AP Photo/The Star Tribune, Brian Peterson

The confidence any good team needs from the point guard wasn't always there. After a turnover or a foul or two, Hollins could find himself sitting out for long stretches of play. Pitino could provide more freedom. The new coach indicated he prefers players to not to be looking over their shoulder toward the bench after they make a mistake.

"That's just an indication that Andre trusts him already," former player and current radio analyst Spencer Tollackson said of the excitement expressed by Hollins last week. "If he's willing to say that to the media, that's a pretty good sign. Andre's a kid who desperately wants to get better."

Pitino also promised a fast style, fun for fans to watch and for the Gophers to play. He mentioned that a mere 142 words into his introductory statement at the news conference held to commemorate his hiring.

Smith's teams weren't supposed to be stodgy. Their goal was to use an aggressive hand-in-the-passing-lane approach to defense and turn those steals and blocks into fast breaks going the other way. At critical times, though, the Gophers struggled to maintain a pace against the Big Ten's toughest pack-the-paint teams. They had trouble cracking the 50-point mark more than once this season.

Pitino said he wants full-court pressure after every made basket, and the Gophers certainly won't be any more prone to slowing the ball down on offense. With a veteran backcourt led by Hollins, the roster Pitino has inherited should fit the style he'll try to implement.

"If we've seen Joe Coleman have success, it's always been in that fast-paced, up-and-down type of play," Tollackson said, adding: "I just love his demeanor, in terms of how he talks about his style of play. It's just refreshing to hear."

Pitino said he "loved watching" the Gophers when he saw them on TV throughout the season.

"I know they have some great players, and hopefully we can go out and get some more great players," Pitino said.

That's another part of the challenge, perhaps the most important of all. Three heralded recruits, Tyus Jones, Reid Travis and Rashad Vaughn, are sitting in Pitino's new recruiting backyard, the Twin Cities area.

"I love the fact he has so much energy," said Zach Goring, the head coach at Apple Valley High School, where Jones just finished his junior season. "He's not dwelling on what the Gophers don't have. He's trying to highlight what they do have and sell that."

Jones has seven finalists, in alphabetical order: Baylor, Duke, Kansas, Kentucky, Michigan State, Minnesota and Ohio State. He joined the varsity as an eighth-grader, and Smith was at his first practice, the first coach to signal interest with his presence. Goring said he enjoyed all of his interactions with Smith and his assistants.

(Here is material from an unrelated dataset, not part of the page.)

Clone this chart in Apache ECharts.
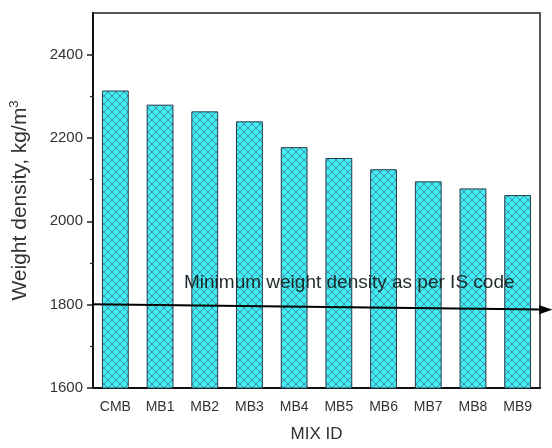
<!DOCTYPE html>
<html><head><meta charset="utf-8">
<script src="https://cdn.jsdelivr.net/npm/echarts@6/dist/echarts.min.js"></script>
<style>html,body{margin:0;padding:0;background:#fff}#c{width:552px;height:448px}</style>
</head><body><div id="c"></div>
<script>
const categories = ['CMB','MB1','MB2','MB3','MB4','MB5','MB6','MB7','MB8','MB9'];
const densities = [2314, 2280, 2264, 2240, 2178, 2152, 2125, 2096, 2079, 2063];
const yMajorTicks = [1600, 1800, 2000, 2200, 2400];
const yMinorTicks = [1700, 1900, 2100, 2300];
const limitLine = [[-0.09, 1801], [10.13, 1788]];
const limitText = 'Minimum weight density as per IS code';

// cross-hatch pattern
const pc = document.createElement('canvas');
pc.width = 8; pc.height = 8;
const g = pc.getContext('2d');
g.fillStyle = '#42EEF0'; g.fillRect(0,0,8,8);
g.strokeStyle = 'rgba(60,80,130,0.75)'; g.lineWidth = 0.8;
g.beginPath(); g.moveTo(0,0); g.lineTo(8,8); g.moveTo(8,0); g.lineTo(0,8); g.stroke();

const font = '"Liberation Sans", Arial, sans-serif';
const chart = echarts.init(document.getElementById('c'), null, {renderer:'canvas'});
chart.setOption({
  animation: false,
  grid: {left: 89, right: 12, top: 13, bottom: 58, show: true, borderColor: '#555', borderWidth: 2},
  xAxis: [
    {type:'category', data: categories, position:'bottom',
     axisLine:{show:true, lineStyle:{color:'#111', width:2}},
     axisTick:{alignWithLabel:true, length:5, lineStyle:{color:'#222', width:1.5}},
     axisLabel:{color:'#333', fontSize:14, fontFamily:font, margin:12},
     name:'MIX ID', nameLocation:'middle', nameGap:38,
     nameTextStyle:{color:'#333', fontSize:17, fontFamily:font}},
    {type:'category', data: categories, position:'bottom',
     axisLine:{show:false}, axisLabel:{show:false},
     axisTick:{length:3, lineStyle:{color:'#222', width:1.2}}},
    {type:'value', min:0, max:10, show:false}
  ],
  yAxis: [
    {type:'value', min:1600, max:2500, interval:100,
     axisLine:{show:true, lineStyle:{color:'#111', width:2}},
     axisTick:{show:true, length:6, customValues: yMajorTicks, lineStyle:{color:'#222', width:1.5}},
     axisLabel:{customValues: yMajorTicks, color:'#333', fontSize:15, fontFamily:font, margin:10,
       formatter: v => String(v)},
     splitLine:{show:false},
     name:'Weight density, kg/m{sup|3}', nameLocation:'middle', nameGap:61,
     nameTextStyle:{color:'#333', fontSize:21, fontFamily:font,
       rich:{sup:{fontSize:13, fontFamily:font, color:'#333', verticalAlign:'top', padding:[0,0,11,0]}}}},
    {type:'value', min:1600, max:2500, interval:100, position:'left',
     axisLine:{show:false}, axisLabel:{show:false}, splitLine:{show:false},
     axisTick:{show:true, length:3, customValues: yMinorTicks, lineStyle:{color:'#222', width:1.2}}}
  ],
  series: [
    {type:'bar', data: densities, barWidth:'60%',
     itemStyle:{color:{image: pc, repeat:'repeat'}, borderColor:'#2a3a4a', borderWidth:1}},
    {type:'line', xAxisIndex:2, data: limitLine, clip:false,
     lineStyle:{color:'#000', width:2},
     symbol: (v, p) => p.dataIndex === 1 ? 'triangle' : 'none',
     symbolSize:[9,13], symbolRotate:-90, itemStyle:{color:'#000'}, z:5}
  ],
  graphic: [
    {type:'text', left:184, top:273, z:10,
     style:{text: limitText, font:'19px ' + font, fill:'#1e2a2a'}}
  ]
});
</script></body></html>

"They were always very good to us," Goring said.

But going younger in this area probably can't hurt the Gophers, either.

"Just in terms of being able to relate to a guy, if I was 18 years old I would relate more to a guy who was 30 and maybe listened to the same music I did and had a Twitter account," Tollackson said. "I know Tubby worked hard, and all the assistants worked hard, but you just get the sense that Pitino is going to grind and put in those 80, 90 and 100-hour weeks. If anything, the fact that his last name is Pitino is going to drive him to work harder because he has a reputation to uphold."